◆ EXERCISE DETAILS: Reproduce every line in the listing that contains the word "script".

◆ INPUT ROWS:
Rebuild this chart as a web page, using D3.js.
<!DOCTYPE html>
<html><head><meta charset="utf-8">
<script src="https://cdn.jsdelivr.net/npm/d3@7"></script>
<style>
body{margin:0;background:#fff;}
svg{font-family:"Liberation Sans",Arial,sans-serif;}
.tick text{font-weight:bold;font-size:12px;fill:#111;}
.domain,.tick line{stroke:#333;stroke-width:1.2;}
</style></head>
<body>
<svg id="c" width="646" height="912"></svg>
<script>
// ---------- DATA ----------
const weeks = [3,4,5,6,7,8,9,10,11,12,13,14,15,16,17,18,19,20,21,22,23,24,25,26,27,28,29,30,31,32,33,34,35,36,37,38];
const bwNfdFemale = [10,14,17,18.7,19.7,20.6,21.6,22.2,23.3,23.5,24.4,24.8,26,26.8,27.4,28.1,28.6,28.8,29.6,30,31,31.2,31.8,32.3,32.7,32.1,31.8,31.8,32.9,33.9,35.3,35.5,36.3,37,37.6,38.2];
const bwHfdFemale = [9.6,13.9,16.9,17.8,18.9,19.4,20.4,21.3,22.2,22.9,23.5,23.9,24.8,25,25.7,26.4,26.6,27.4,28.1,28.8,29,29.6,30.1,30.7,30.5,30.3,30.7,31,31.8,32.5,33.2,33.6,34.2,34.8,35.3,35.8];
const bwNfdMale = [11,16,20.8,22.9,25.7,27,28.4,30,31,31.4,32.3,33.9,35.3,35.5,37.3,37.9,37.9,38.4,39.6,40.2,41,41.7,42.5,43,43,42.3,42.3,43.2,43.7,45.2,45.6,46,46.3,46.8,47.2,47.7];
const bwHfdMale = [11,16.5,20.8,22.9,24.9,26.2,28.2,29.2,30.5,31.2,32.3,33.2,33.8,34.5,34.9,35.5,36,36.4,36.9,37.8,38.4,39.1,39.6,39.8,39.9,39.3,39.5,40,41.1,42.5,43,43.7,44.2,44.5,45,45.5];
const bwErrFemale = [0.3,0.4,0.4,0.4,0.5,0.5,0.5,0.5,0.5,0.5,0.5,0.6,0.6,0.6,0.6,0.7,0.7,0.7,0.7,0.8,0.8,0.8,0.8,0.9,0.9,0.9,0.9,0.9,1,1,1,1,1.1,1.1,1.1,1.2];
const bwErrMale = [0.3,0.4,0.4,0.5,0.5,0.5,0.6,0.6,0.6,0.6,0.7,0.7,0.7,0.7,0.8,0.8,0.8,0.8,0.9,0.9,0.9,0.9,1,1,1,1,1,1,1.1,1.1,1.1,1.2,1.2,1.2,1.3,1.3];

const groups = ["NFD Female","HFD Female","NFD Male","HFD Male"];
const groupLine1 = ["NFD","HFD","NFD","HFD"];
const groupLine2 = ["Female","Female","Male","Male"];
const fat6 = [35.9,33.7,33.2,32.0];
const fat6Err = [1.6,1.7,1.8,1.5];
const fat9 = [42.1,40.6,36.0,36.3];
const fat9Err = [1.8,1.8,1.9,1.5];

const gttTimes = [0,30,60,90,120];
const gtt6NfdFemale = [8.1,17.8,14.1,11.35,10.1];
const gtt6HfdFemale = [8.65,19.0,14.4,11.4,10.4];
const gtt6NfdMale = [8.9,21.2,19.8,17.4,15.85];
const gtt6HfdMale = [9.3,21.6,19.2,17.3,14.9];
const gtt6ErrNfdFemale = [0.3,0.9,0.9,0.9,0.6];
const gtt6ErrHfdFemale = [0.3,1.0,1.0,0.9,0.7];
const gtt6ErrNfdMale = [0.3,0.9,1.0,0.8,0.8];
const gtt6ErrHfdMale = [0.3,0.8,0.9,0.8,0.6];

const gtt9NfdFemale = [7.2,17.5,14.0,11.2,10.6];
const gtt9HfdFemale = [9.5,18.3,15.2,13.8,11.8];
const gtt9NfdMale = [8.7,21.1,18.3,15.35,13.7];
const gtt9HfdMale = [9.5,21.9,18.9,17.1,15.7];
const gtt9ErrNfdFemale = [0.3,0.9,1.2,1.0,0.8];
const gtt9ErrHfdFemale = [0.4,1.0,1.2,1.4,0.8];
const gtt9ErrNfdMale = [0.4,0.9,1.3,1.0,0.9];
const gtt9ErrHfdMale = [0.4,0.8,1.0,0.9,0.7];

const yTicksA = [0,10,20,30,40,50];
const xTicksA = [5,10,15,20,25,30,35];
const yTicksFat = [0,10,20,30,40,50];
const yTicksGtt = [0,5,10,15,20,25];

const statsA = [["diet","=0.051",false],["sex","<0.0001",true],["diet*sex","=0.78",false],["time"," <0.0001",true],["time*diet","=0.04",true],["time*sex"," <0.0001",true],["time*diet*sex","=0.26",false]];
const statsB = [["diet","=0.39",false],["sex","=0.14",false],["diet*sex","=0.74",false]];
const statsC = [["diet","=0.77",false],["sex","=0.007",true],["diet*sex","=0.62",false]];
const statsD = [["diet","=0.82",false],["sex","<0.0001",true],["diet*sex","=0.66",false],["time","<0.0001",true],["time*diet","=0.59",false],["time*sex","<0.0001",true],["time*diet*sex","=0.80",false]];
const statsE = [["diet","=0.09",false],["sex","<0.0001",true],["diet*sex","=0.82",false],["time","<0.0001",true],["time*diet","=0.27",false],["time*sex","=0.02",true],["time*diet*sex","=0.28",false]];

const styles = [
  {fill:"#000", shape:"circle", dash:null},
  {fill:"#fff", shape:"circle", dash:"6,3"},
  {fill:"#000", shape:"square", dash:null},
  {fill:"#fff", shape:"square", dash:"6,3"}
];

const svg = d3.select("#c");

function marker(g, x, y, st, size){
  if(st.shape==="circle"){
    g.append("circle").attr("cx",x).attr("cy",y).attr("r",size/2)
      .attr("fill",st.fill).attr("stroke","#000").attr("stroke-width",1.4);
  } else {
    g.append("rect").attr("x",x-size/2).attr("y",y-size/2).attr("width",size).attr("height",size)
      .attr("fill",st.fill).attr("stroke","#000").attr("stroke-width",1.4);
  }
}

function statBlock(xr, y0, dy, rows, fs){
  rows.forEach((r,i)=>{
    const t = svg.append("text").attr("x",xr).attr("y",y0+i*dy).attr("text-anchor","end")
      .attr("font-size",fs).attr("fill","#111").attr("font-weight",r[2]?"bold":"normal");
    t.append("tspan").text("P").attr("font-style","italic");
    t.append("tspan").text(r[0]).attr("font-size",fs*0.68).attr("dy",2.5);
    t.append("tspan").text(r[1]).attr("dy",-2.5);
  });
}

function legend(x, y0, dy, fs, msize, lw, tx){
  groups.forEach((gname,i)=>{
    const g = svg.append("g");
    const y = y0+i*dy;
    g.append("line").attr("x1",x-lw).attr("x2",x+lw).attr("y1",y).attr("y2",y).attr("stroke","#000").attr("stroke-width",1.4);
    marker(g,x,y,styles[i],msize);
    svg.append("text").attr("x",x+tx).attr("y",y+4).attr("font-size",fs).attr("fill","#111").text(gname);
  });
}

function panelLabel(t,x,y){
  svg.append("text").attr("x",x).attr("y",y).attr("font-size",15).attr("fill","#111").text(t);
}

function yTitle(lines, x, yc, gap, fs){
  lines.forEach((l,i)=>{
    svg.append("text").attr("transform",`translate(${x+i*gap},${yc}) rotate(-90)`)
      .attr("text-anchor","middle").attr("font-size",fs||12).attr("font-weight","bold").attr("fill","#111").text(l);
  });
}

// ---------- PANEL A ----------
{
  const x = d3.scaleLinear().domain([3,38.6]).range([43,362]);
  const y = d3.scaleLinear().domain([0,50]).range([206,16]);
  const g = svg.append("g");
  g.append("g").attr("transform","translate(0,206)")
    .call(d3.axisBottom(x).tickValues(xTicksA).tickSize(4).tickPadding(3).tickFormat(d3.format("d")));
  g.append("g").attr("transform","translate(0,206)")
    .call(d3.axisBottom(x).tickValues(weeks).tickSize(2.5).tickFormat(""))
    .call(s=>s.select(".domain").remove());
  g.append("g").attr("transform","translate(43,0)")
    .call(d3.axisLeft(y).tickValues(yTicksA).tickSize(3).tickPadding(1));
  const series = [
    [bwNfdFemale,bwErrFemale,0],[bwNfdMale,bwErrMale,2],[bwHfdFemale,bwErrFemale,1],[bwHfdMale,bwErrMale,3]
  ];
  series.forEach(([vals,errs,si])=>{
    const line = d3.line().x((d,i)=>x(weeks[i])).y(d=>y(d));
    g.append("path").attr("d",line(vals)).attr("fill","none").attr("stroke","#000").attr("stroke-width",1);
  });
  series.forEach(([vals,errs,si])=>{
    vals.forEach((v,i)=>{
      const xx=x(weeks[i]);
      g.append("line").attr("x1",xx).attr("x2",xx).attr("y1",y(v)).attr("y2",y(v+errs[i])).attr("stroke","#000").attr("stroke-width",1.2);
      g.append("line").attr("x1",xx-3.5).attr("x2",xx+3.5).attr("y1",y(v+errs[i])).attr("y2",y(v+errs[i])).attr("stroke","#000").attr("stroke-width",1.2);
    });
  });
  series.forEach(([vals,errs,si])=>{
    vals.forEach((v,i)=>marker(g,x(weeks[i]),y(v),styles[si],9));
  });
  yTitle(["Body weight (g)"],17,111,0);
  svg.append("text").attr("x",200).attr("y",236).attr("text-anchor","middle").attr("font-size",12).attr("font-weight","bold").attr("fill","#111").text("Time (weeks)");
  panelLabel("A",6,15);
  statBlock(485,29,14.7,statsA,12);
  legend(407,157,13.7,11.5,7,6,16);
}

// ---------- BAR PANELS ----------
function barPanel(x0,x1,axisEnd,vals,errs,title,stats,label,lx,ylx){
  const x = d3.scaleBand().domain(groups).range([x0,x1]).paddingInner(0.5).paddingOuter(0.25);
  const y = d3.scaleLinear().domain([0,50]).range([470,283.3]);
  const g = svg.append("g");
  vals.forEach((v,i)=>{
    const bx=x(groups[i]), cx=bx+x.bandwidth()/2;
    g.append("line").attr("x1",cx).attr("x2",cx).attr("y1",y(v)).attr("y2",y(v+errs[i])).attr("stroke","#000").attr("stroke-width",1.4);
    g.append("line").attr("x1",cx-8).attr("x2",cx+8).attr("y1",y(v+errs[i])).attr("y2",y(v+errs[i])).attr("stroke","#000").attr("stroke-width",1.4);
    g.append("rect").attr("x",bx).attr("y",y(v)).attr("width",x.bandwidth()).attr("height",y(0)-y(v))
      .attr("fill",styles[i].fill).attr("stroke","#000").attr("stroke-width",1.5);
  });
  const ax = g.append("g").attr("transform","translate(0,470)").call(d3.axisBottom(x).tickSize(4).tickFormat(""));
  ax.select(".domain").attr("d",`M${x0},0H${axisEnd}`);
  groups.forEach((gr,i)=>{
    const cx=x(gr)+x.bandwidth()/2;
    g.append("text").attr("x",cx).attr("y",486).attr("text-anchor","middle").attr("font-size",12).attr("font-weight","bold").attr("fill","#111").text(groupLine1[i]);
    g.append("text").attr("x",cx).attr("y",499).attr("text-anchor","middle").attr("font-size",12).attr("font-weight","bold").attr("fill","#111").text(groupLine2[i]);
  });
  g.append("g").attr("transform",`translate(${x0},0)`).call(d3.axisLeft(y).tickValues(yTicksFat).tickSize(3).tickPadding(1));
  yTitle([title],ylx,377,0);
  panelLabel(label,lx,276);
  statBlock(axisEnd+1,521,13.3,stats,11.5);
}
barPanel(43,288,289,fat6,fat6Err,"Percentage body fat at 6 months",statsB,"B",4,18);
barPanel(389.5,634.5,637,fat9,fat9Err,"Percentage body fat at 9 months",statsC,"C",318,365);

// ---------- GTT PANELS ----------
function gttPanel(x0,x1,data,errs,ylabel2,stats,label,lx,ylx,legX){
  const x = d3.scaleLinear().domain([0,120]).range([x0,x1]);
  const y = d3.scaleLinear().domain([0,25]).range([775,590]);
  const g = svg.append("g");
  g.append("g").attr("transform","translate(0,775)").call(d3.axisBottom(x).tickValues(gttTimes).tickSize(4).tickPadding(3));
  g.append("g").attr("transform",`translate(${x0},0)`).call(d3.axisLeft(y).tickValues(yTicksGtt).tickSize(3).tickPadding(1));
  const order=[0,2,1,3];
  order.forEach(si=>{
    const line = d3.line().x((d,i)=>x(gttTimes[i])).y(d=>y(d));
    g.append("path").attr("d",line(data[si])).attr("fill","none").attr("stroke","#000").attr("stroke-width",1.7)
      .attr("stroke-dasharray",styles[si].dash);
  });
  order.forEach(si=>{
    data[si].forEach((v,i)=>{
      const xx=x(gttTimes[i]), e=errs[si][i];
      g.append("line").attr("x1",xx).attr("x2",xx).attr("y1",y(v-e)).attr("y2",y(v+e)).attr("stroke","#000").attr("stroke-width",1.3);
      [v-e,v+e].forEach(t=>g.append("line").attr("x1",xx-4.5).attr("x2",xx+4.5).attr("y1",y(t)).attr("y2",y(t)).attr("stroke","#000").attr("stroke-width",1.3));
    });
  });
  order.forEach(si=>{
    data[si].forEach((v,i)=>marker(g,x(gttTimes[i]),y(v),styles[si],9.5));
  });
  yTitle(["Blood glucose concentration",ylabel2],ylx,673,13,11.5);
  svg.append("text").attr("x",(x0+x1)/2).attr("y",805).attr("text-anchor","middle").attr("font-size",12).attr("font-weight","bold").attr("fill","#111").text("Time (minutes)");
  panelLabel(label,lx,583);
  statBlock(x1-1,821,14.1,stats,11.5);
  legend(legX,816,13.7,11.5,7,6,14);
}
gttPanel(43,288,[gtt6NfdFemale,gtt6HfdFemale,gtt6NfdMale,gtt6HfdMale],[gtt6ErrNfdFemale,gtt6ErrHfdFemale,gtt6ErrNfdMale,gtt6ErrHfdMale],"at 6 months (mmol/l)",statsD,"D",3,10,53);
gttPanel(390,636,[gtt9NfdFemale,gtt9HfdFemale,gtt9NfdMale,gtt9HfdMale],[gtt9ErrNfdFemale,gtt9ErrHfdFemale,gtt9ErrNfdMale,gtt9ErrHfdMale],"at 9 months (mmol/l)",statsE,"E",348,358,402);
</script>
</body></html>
...
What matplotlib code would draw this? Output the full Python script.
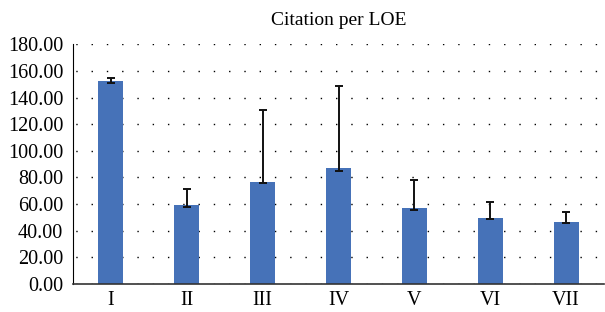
==
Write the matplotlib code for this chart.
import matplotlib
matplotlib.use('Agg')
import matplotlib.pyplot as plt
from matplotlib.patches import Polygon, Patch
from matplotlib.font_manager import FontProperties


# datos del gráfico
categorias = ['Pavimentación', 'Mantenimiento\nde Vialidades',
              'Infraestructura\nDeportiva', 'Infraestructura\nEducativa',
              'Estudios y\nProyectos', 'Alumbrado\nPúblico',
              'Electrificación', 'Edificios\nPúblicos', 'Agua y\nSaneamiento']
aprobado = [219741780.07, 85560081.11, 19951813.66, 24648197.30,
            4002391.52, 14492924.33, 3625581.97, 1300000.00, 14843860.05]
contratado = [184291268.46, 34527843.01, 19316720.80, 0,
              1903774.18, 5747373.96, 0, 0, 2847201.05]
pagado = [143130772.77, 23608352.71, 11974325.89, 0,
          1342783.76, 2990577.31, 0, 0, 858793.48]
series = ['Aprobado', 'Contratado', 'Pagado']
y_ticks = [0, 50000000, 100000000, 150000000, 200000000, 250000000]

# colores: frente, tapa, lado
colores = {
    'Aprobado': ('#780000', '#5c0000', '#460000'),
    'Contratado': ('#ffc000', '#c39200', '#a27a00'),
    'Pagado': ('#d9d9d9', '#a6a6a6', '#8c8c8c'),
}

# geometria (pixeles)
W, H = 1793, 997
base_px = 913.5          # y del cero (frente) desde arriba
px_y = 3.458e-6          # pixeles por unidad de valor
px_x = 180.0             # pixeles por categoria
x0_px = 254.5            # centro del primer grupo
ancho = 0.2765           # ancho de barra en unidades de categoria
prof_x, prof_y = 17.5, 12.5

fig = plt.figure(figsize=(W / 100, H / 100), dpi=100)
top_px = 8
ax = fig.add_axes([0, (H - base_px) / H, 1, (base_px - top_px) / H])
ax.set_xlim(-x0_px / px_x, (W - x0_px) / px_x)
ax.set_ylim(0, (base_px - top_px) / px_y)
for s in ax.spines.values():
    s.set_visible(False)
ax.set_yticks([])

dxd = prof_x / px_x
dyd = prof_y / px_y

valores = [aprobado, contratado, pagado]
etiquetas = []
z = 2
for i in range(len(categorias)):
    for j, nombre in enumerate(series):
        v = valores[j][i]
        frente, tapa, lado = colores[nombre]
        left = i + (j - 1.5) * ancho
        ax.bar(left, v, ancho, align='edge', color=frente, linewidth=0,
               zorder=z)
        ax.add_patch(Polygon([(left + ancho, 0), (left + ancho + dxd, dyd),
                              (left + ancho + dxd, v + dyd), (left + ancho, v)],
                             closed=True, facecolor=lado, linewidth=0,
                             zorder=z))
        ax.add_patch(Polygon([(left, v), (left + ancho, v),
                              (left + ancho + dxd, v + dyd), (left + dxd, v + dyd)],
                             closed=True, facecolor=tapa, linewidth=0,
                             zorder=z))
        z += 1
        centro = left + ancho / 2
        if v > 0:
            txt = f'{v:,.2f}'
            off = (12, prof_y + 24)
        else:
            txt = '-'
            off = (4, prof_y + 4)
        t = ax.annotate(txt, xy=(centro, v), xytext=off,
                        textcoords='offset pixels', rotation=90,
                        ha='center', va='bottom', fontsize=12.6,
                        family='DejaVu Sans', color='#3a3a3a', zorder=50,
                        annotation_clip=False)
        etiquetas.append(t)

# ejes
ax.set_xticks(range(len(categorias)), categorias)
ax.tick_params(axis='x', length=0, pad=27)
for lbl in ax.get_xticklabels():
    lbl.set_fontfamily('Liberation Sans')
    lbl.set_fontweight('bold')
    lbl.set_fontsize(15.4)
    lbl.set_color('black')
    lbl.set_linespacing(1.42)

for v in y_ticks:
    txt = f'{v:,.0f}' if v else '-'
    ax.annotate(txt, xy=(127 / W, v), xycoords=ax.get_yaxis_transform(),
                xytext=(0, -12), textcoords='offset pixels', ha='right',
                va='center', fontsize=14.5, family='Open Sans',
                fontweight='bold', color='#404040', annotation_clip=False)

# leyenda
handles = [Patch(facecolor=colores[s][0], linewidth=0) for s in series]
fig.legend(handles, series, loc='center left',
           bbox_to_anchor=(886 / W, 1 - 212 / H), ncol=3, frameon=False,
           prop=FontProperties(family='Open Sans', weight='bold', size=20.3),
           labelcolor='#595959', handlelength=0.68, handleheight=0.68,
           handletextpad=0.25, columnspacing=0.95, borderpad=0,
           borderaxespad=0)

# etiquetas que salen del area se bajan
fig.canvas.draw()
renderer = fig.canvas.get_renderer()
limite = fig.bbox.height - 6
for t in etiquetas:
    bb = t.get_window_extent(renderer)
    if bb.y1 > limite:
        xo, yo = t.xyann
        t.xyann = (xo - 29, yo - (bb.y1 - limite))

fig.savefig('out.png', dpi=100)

◆ THE RESULT:
<script src="https://cdn.jsdelivr.net/npm/d3@7"></script>
<script>
</script>
What matplotlib code would draw this? Output the full Python script.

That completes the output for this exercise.